In response to questions about the results of its investigation, a spokesperson for the Office of Inspector General replied: “To maintain independence in appearance and fact, DHS OIG does not participate in DHS operational or programmatic decisions.”
Chu, the Wyden spokesperson, said the senator was only aware of the inspector general’s investigation from news reports. “The [Department of Homeland Security inspector general] was asked repeatedly for the results of its investigation, but never provided it,” he said.
Watkins, who still works as a reporter at the New York Times, expressed outrage over the new revelations about the investigation into her and Wolfe’s relationship. “I’m deeply troubled at the lengths CBP and DHS personnel apparently went to try and identify journalistic sources and dig into my personal life,” she told Yahoo News. “It was chilling then, and it remains chilling now.”
While acknowledging that her prior relationship with Wolfe was problematic for her reporting, she said that was no excuse for the government’s conduct. “My mistakes — none of which should have concerned Jeffrey Rambo or the CBP — have been more than clearly established in various records, including my employer’s,” she added. “Those mistakes were mine, not my family’s, and that their privacy was violated in this process is egregious.”
The same month that prosecutors told the inspector general they would not be pursuing charges, Rambo was taken off administrative leave and cleared to return to work as a Border Patrol agent. It wasn’t public vindication, but at least he had his job back.
Earlier this year, Jeffrey Rambo opened a small coffee shop in the Barrio Logan section of San Diego, home to a tight-knit Latino community. He says its name, Storymakers Coffee Roasters, is a tribute to the coffee producers the shop features. He’s also back in the field working as a Border Patrol agent, but he runs the coffee shop in his free time. He describes coffee roasting as his passion.
One of the keepsakes he has from his time in the Washington area is a large glass globe with cobalt blue oceans and clear land, an award from CBP for his work that came with a cash bonus. The globe is a reminder that, before the press coverage, he was lauded for his work at the National Targeting Center, including on the Watkins/Wolfe case. The plaque on the globe reads: “Jeffrey Rambo — In Honor and Recognition of Your Dedication to the National Targeting Center Counter Network Division in 2017.” At his going-away party, his boss even cited his work on the leak investigation, Rambo told investigators.
He still has his job at CBP, but not the accolades. And it hasn’t been easy going at his coffee shop either. In late September, he arrived one morning and found a photo of himself plastered to a telephone pole outside, identifying him as a Border Patrol agent. It called him a racist who tried to blackmail a journalist. Some posters had a QR code that linked to a list of articles about Rambo. The posters were also plastered around the neighborhood, which he blames on the press coverage of his role in the Wolfe investigation.
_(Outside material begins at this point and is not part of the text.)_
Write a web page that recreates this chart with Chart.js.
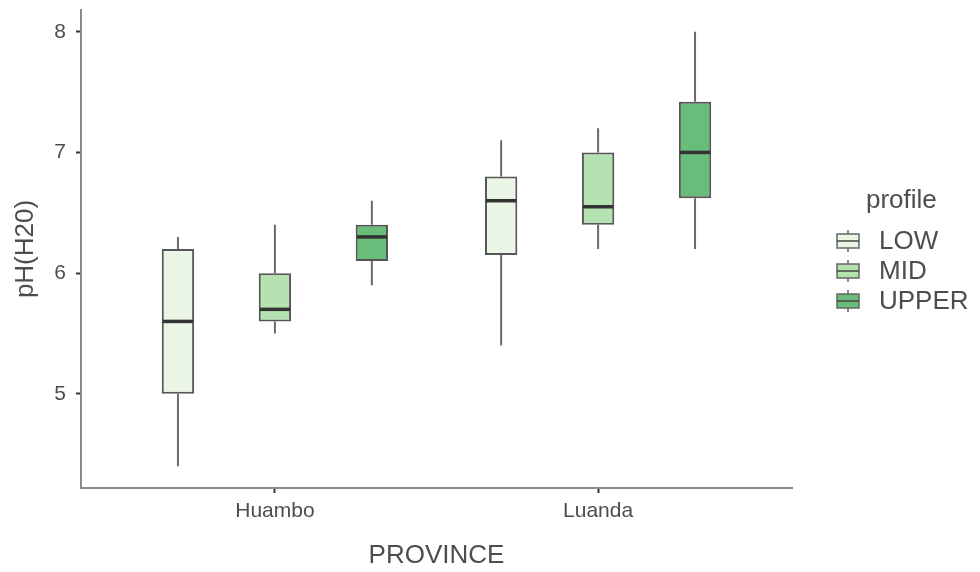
<!DOCTYPE html>
<html>
<head>
<meta charset="utf-8">
<title>pH(H20) by province and profile</title>
<script src="https://cdn.jsdelivr.net/npm/chart.js@4"></script>
<style>
  html, body { margin: 0; padding: 0; background: #fff; }
  #wrap { width: 980px; height: 572px; }
</style>
</head>
<body>
<div id="wrap"><canvas id="chart" width="980" height="572"></canvas></div>
<script>
// categories on the x axis and the fill groups
const categories = ['Huambo', 'Luanda'];
const profiles = ['LOW', 'MID', 'UPPER'];

// five-number summaries per province: [min, q1, median, q3, max]
const lowFive   = [[4.4, 5.0, 5.6, 6.2, 6.3],  [5.4, 6.15, 6.6, 6.8, 7.1]];
const midFive   = [[5.5, 5.6, 5.7, 6.0, 6.4],  [6.2, 6.4, 6.55, 7.0, 7.2]];
const upperFive = [[5.9, 6.1, 6.3, 6.4, 6.6],  [6.2, 6.62, 7.0, 7.42, 8.0]];

const yTicks = [5, 6, 7, 8];

// styling
const fills = ['#eaf5e6', '#b5e2b1', '#68bd7a'];
const FONT = "'Liberation Sans', Arial, sans-serif";
const TEXT = '#4d4d4d';

Chart.defaults.font.family = FONT;

const allFive = [lowFive, midFive, upperFive];

const datasets = profiles.map((p, k) => ({
  label: p,
  stats: allFive[k],
  data: categories.map((c, i) => ({ x: i, y: [allFive[k][i][1], allFive[k][i][3]] })),
  backgroundColor: fills[k],
  borderColor: '#555',
  borderWidth: 2,
  borderSkipped: false
}));

// whiskers and medians, drawn through the chart scales
const boxParts = {
  id: 'boxParts',
  beforeDatasetsDraw(chart) {
    const ctx = chart.ctx;
    const y = chart.scales.y;
    ctx.save();
    ctx.strokeStyle = '#6a6a6a';
    ctx.lineWidth = 2;
    chart.data.datasets.forEach((ds, k) => {
      const meta = chart.getDatasetMeta(k);
      meta.data.forEach((el, i) => {
        const s = ds.stats[i];
        ctx.beginPath();
        ctx.moveTo(el.x, y.getPixelForValue(s[4]));
        ctx.lineTo(el.x, y.getPixelForValue(s[3]));
        ctx.moveTo(el.x, y.getPixelForValue(s[1]));
        ctx.lineTo(el.x, y.getPixelForValue(s[0]));
        ctx.stroke();
      });
    });
    ctx.restore();
  },
  afterDatasetsDraw(chart) {
    const ctx = chart.ctx;
    const y = chart.scales.y;
    ctx.save();
    ctx.strokeStyle = '#333';
    ctx.lineWidth = 3.5;
    chart.data.datasets.forEach((ds, k) => {
      const meta = chart.getDatasetMeta(k);
      meta.data.forEach((el, i) => {
        const py = y.getPixelForValue(ds.stats[i][2]);
        const hw = el.width / 2;
        ctx.beginPath();
        ctx.moveTo(el.x - hw + 1, py);
        ctx.lineTo(el.x + hw - 1, py);
        ctx.stroke();
      });
    });
    ctx.restore();
  },
  afterDraw(chart) {
    // legend on the right
    const ctx = chart.ctx;
    ctx.save();
    ctx.fillStyle = TEXT;
    ctx.font = '26px ' + FONT;
    ctx.textBaseline = 'middle';
    ctx.textAlign = 'left';
    ctx.fillText('profile', 866, 201);
    profiles.forEach((p, k) => {
      const cy = 241 + k * 30;
      const kx = 837, kw = 22, kh = 14;
      ctx.strokeStyle = '#666';
      ctx.lineWidth = 1.5;
      ctx.beginPath();
      ctx.moveTo(kx + kw / 2, cy - 11);
      ctx.lineTo(kx + kw / 2, cy + 11);
      ctx.stroke();
      ctx.fillStyle = fills[k];
      ctx.fillRect(kx, cy - kh / 2, kw, kh);
      ctx.strokeRect(kx, cy - kh / 2, kw, kh);
      ctx.strokeStyle = '#444';
      ctx.beginPath();
      ctx.moveTo(kx, cy);
      ctx.lineTo(kx + kw, cy);
      ctx.stroke();
      ctx.fillStyle = TEXT;
      ctx.fillText(p, 879, cy + 1);
    });
    ctx.restore();
  }
};

new Chart(document.getElementById('chart'), {
  type: 'bar',
  data: { datasets },
  options: {
    responsive: false,
    animation: false,
    layout: { padding: { top: 10, right: 188, left: 0, bottom: 0 } },
    plugins: { legend: { display: false }, tooltip: { enabled: false } },
    datasets: { bar: { categoryPercentage: 0.9, barPercentage: 1 / 3 } },
    scales: {
      x: {
        type: 'linear',
        min: -0.6,
        max: 1.6,
        offset: false,
        afterBuildTicks: s => { s.ticks = categories.map((c, i) => ({ value: i })); },
        afterFit: s => { s.height = 84; s.paddingLeft = 0; s.paddingRight = 0; },
        ticks: {
          callback: v => categories[v],
          font: { size: 21 },
          color: TEXT,
          padding: 6,
          maxRotation: 0
        },
        grid: { offset: false, drawOnChartArea: false, drawTicks: true, tickLength: 5, tickWidth: 2, tickColor: '#333' },
        border: { display: true, color: '#8a8a8a', width: 2 },
        title: { display: true, text: 'PROVINCE', font: { size: 26 }, color: TEXT, padding: { top: 0, bottom: 1 } }
      },
      y: {
        min: 4.22,
        max: 8.18,
        afterBuildTicks: s => { s.ticks = yTicks.map(v => ({ value: v })); },
        afterFit: s => { s.width = 81; s.paddingTop = 0; s.paddingBottom = 0; },
        ticks: { font: { size: 21 }, color: TEXT, padding: 10 },
        grid: { drawOnChartArea: false, drawTicks: true, tickLength: 5, tickWidth: 2, tickColor: '#333' },
        border: { display: true, color: '#8a8a8a', width: 2 },
        title: { display: true, text: 'pH(H20)', font: { size: 26 }, color: TEXT, padding: { top: 10, bottom: 0 } }
      }
    }
  },
  plugins: [boxParts]
});
</script>
</body>
</html>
More than four years after he met with Watkins, Rambo agreed to sit down with a Yahoo News journalist at a cocktail bar in San Diego to tell his story. He agreed to speak, he said, because of the threats to him and his shop. He also wants people to know he’s been cleared by CBP — something the agency has authorized him to disclose — and is hoping to offset the bad news stories.
He’s angry at lots of people. At the press for vilifying him, and CBP for not publicly defending him, and the FBI for its “poor handling” of the case. “They never would have had a case pertaining to Ali Watkins or James Wolfe or any other people that may or may not be involved in this matter if that information wasn’t provided to them by me,” he says.
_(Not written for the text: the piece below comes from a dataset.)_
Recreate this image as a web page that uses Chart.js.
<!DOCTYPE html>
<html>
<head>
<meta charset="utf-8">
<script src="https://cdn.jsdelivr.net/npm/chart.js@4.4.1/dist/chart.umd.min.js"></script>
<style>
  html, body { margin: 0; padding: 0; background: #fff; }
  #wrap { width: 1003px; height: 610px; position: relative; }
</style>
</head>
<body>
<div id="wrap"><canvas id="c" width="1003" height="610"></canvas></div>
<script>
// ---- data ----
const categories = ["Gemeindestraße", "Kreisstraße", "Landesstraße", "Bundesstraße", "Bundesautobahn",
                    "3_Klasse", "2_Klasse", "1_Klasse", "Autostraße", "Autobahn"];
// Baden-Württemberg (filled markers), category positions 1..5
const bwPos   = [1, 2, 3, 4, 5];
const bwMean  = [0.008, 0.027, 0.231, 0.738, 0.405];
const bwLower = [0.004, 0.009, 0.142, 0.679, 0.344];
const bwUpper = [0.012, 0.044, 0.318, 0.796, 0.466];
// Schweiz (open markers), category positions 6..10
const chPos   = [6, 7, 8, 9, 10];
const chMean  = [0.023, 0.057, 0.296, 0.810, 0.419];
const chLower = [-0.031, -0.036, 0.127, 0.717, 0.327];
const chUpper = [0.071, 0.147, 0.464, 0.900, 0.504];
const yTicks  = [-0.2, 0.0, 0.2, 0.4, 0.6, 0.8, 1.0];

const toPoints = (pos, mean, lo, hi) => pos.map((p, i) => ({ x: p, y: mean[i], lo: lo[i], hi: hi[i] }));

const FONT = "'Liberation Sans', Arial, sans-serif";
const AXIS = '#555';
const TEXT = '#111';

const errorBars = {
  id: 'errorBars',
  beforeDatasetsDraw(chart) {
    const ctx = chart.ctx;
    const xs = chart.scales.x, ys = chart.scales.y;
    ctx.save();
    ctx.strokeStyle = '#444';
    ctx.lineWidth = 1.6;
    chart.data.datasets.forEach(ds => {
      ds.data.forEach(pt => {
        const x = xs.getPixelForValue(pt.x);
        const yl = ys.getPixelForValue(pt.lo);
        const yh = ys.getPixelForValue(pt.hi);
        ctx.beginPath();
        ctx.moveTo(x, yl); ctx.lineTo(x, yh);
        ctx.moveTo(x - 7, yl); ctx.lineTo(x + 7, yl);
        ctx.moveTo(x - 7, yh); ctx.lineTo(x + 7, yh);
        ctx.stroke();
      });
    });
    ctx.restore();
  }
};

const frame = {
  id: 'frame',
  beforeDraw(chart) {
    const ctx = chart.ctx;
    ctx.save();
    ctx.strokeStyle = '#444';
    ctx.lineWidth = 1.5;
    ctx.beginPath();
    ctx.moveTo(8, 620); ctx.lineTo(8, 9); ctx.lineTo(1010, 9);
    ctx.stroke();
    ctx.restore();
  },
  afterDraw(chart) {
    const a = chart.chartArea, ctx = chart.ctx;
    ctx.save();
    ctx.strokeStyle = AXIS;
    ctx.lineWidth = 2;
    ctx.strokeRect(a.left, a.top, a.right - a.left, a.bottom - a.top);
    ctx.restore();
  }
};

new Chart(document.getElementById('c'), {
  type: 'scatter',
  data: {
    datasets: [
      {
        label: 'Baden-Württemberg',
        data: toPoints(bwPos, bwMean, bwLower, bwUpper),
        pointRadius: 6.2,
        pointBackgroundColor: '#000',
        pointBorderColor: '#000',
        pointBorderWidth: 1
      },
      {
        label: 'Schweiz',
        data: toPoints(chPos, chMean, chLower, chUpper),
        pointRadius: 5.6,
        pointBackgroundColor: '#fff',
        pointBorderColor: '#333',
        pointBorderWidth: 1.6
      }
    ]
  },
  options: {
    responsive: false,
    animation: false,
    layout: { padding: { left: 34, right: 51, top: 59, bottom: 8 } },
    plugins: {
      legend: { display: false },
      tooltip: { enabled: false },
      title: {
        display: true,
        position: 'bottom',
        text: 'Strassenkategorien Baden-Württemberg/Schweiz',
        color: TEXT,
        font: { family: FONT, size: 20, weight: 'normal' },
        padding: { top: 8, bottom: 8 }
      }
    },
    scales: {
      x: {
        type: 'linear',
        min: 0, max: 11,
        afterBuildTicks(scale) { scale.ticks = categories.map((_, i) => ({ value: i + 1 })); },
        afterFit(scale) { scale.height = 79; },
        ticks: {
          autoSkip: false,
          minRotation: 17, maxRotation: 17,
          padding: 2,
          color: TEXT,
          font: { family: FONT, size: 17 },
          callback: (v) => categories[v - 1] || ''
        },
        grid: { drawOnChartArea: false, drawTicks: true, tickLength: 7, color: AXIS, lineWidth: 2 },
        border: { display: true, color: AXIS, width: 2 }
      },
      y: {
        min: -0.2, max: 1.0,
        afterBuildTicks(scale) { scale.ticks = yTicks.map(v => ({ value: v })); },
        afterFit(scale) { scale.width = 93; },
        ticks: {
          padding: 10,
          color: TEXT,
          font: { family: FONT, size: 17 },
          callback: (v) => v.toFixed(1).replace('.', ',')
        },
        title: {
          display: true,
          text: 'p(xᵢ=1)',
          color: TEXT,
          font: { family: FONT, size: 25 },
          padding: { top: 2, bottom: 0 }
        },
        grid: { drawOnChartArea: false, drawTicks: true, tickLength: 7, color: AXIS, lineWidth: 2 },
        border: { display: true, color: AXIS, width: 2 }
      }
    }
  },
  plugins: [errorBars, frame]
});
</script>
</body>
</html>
The news stories follow him everywhere. Recently, he had a date planned with a woman, but she canceled after reading articles about him. In the meantime, Dan White, Rambo’s onetime boss, is back at the Counter Network Division, supervising the same team as before. When the inspector general requested any new policies or procedures the division had for contacts with journalists and people outside government, it received no reply.
Rambo is convinced the whole story will clear him.
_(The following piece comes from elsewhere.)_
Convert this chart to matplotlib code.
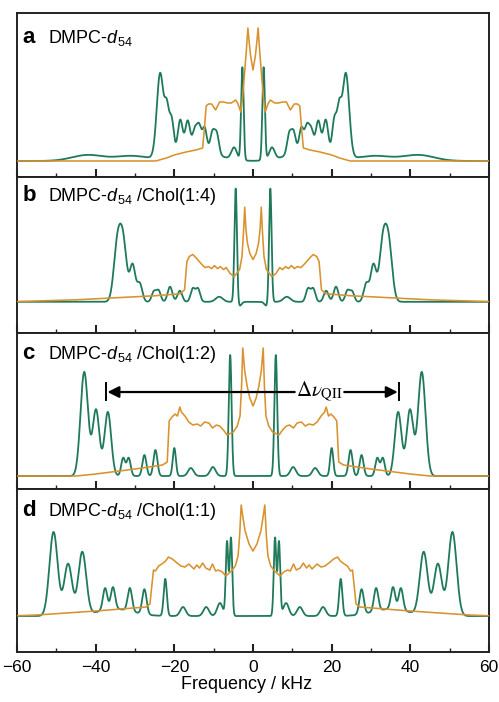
import numpy as np
import matplotlib
matplotlib.use("Agg")
import matplotlib.pyplot as plt

plt.rcParams.update({
    "font.family": ["Liberation Sans", "DejaVu Sans"],
    "mathtext.fontset": "custom",
    "mathtext.rm": "Liberation Sans",
    "mathtext.it": "Liberation Sans:italic",
    "axes.linewidth": 1.4,
    "axes.edgecolor": "#222222",
})

GREEN = "#1f7a5a"
ORANGE = "#d9922e"

# ---- data: green spectra as peak lists (kHz, height, width), mirrored about 0 ----
a_pos = [2.7, 4.8, 9.2, 10.3, 12.3, 13.7, 14.8, 16.6, 18.5, 20.7, 21.9, 23.6, 15.0, 31.0, 42.0]
a_amp = [93, 12, 20, 20, 22, 22, 18, 28, 31, 34, 42, 84, 13, 5, 6]
a_wid = [0.32, 0.7, 0.55, 0.55, 0.55, 0.55, 0.55, 0.6, 0.6, 0.55, 0.55, 0.85, 5.0, 4.0, 4.0]

b_pos = [4.4, 3.4, 8.6, 14.0, 15.3, 18.6, 21.1, 24.0, 25.2, 28.8, 30.6, 33.0, 34.5]
b_amp = [113, -4, 5, 13, 13, 11, 15, 11, 10, 18, 36, 56, 54]
b_wid = [0.32, 0.5, 0.9, 0.55, 0.55, 0.6, 0.6, 0.55, 0.55, 0.65, 0.7, 0.9, 0.9]

c_pos = [5.8, 10.2, 15.8, 20.0, 24.8, 27.6, 31.6, 33.0, 36.9, 39.9, 42.9]
c_amp = [121, 9, 8, 28, 26, 21, 18, 18, 64, 66, 104]
c_wid = [0.36, 0.7, 0.7, 0.4, 0.5, 0.5, 0.5, 0.5, 0.85, 0.85, 0.95]

d_pos = [5.6, 6.6, 8.4, 11.9, 17.8, 22.3, 27.6, 31.3, 35.6, 37.6, 43.4, 47.0, 50.7, 35.0]
d_amp = [78, 74, 13, 9, 9, 37, 25, 23, 22, 22, 63, 52, 84, 7]
d_wid = [0.32, 0.32, 0.7, 0.7, 0.7, 0.4, 0.55, 0.55, 0.55, 0.55, 1.0, 1.0, 1.05, 4.5]

# ---- data: orange spectra, positive half (kHz, height), mirrored about 0 ----
a_ox = [0, 0.6, 1.0, 1.3, 1.7, 2.3, 2.7, 3.1, 3.8, 4.4, 5.5, 6.5, 7.5, 8.5, 9.5, 10.5,
        11.3, 11.9, 12.3, 12.8, 14.5, 17, 20, 22, 24.7, 62]
a_oy = [91, 105, 120, 133, 110, 80, 62, 49, 57, 61, 58, 58, 59, 59, 51, 57,
        57, 55, 35, 13, 11, 9, 6, 3, 0, 0]

b_ox = [0, 0.8, 1.4, 1.8, 2.1, 2.4, 2.8, 3.4, 4.8, 5.8, 6.8, 7.5, 8.3, 9.0, 9.8, 10.5,
        11.3, 12.2, 13.2, 14.3, 15.3, 16.2, 16.8, 17.4, 18.5, 25, 35, 45, 62]
b_oy = [42, 48, 58, 72, 94, 70, 45, 32, 25, 28, 34, 32, 35, 33, 36, 33,
        35, 34, 38, 43, 47, 45, 40, 12, 8, 6, 4, 2, 0]

c_ox = [0, 0.8, 1.5, 2.1, 2.6, 2.9, 3.3, 4.0, 5.0, 6.6, 7.5, 8.5, 9.3, 10.3, 11.2, 12.3,
        13.3, 14.2, 15.3, 16.3, 17.3, 18.2, 18.6, 19.2, 19.8, 20.6, 21.3, 21.8, 23, 30,
        40, 45, 62]
c_oy = [70, 78, 90, 105, 128, 90, 60, 50, 44, 41, 46, 50, 51, 48, 53, 54,
        50, 52, 51, 54, 60, 64, 69, 60, 62, 59, 55, 14, 11, 7,
        2, 0, 0]

d_ox = [0, 1.0, 2.0, 2.6, 3.0, 3.4, 3.8, 4.5, 5.5, 6.9, 7.8, 8.8, 9.5, 10.3, 11.0, 12.0,
        12.8, 13.6, 14.3, 15.0, 16.3, 17.3, 18.3, 19.3, 20.5, 21.5, 22.2, 23.2, 24.0,
        24.8, 25.3, 26.2, 27.2, 40, 55, 62]
d_oy = [65, 72, 85, 100, 111, 80, 60, 50, 45, 40, 44, 46, 45, 52, 46, 48,
        53, 48, 51, 47, 52, 49, 50, 53, 57, 59, 55, 52, 50,
        45, 46, 12, 9, 5, 1, 0]

labels = ["a", "b", "c", "d"]
titles = ["DMPC-$d_{54}$", "DMPC-$d_{54}$ /Chol(1:4)",
          "DMPC-$d_{54}$ /Chol(1:2)", "DMPC-$d_{54}$ /Chol(1:1)"]
green_sets = [(a_pos, a_amp, a_wid), (b_pos, b_amp, b_wid),
              (c_pos, c_amp, c_wid), (d_pos, d_amp, d_wid)]
orange_sets = [(a_ox, a_oy), (b_ox, b_oy), (c_ox, c_oy), (d_ox, d_oy)]

# layout (figure fractions) and y-ranges of each panel
panel_box = [(0.7479, 0.9815), (0.5256, 0.7479), (0.3034, 0.5256), (0.0712, 0.3034)]
ylims = [(-16, 148), (-31, 124), (-13, 143), (-36, 127)]
label_y = [0.817, 0.845, 0.833, 0.834]

freq = np.linspace(-62, 62, 6201)

fig = plt.figure(figsize=(4.99, 7.02), dpi=100)
axes = []
for i in range(4):
    lo, hi = panel_box[i]
    ax = fig.add_axes([0.034, lo, 0.946, hi - lo])
    axes.append(ax)

    pos, amp, wid = green_sets[i]
    g = np.zeros_like(freq)
    for p, h, w in zip(pos, amp, wid):
        g += h * np.exp(-0.5 * ((np.abs(freq) - p) / w) ** 2)
    ax.plot(freq, g, color=GREEN, lw=1.3, zorder=2)

    ox, oy = orange_sets[i]
    ox = np.array(ox, float)
    oy = np.array(oy, float)
    xs = np.concatenate([-ox[::-1], ox[1:]])
    ys = np.concatenate([oy[::-1], oy[1:]])
    ax.plot(xs, ys, color=ORANGE, lw=1.15, zorder=3)

    ax.set_xlim(-60, 60)
    ax.set_ylim(*ylims[i])
    ax.set_yticks([])
    ax.set_xticks(np.arange(-60, 61, 20))
    ax.set_xticks(np.arange(-50, 51, 20), minor=True)
    ax.tick_params(axis="x", which="major", direction="in", length=5.5, width=1.5,
                   labelsize=12.5, pad=6, color="#222222")
    ax.tick_params(axis="x", which="minor", direction="in", length=3.2, width=1.0,
                   color="#222222")
    if i < 3:
        ax.tick_params(axis="x", labelbottom=False)

    ax.text(0.011, label_y[i], labels[i], transform=ax.transAxes, fontsize=16,
            fontweight="bold", va="baseline", ha="left")
    ax.text(0.066, label_y[i], titles[i], transform=ax.transAxes, fontsize=13,
            va="baseline", ha="left")

axes[3].set_xlabel("Frequency / kHz", fontsize=13)
axes[3].xaxis.set_label_coords(0.487, -0.148)

# splitting arrow in panel c
axc = axes[2]
arrow_y = 84
arr = dict(arrowstyle="-|>", lw=1.6, color="black", mutation_scale=17,
           shrinkA=0, shrinkB=0)
axc.annotate("", xy=(-37.0, arrow_y), xytext=(10.6, arrow_y), arrowprops=arr)
axc.annotate("", xy=(36.8, arrow_y), xytext=(23.2, arrow_y), arrowprops=arr)
axc.plot([-37.3, -37.3], [76, 93], color="black", lw=1.4)
axc.plot([37.1, 37.1], [76, 93], color="black", lw=1.4)
axc.text(17.0, arrow_y + 1, r"$\Delta\nu_{\mathrm{QII}}$", math_fontfamily="stix",
         fontsize=15, ha="center", va="center")

fig.savefig("out.png", dpi=100)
Sitting with a Yahoo News reporter at the bar, not far from his coffee shop, Rambo was sipping his WhistlePig old fashioned, talking about the most recent threats, when two women sitting across the bar recognized him from the fliers around Barrio Logan, the ones that called him a “fed” and “a rat,” and said he tried to blackmail a journalist and make her an FBI informant.
"How did you not see this would be a problem?" said one of the women, referring to his opening a coffee shop in Barrio Logan.
As with everyone else, Rambo was convinced that if he told them his side of the story, he could win them over.
“Ask me anything,” he said, buying their next round of drinks.
For two hours, until the bar closed, Rambo spoke to the women about his job and his presence in Barrio Logan.
“Jeffrey Rambo the coffee shop owner is different than Jeffrey Rambo, Border Patrol agent,” he told them. “That’s just my day job.”
Yet a few hours later, after the bar closed, Jeffrey Rambo, whether a border agent or coffee shop owner, was tearing down posters of himself around his neighborhood in San Diego. He wanted CBP and the police to come take fingerprints, to identify who put up the posters (they declined). “CBP said this is a private matter, but that’s bullshit,” he said. “In this neighborhood, being identified as law enforcement is dangerous.”
The man who investigated a journalist and her sources now feels wronged by the media, which investigated him, and frustrated that he can’t marshal the resources of the government to investigate his critics.
Rambo knows that speaking to a journalist about his case will likely get him fired from his government job, but CBP’s refusal to defend him has led him, as he put it, “to take matters into my own hands.”
“What none of these articles identify me as, is a law enforcement officer who was cleared of wrongdoing, who actually had a true purpose to be doing what I was doing,” he said, “and CBP refuses to acknowledge that, refuses to admit that, refuses to make that wrong right.”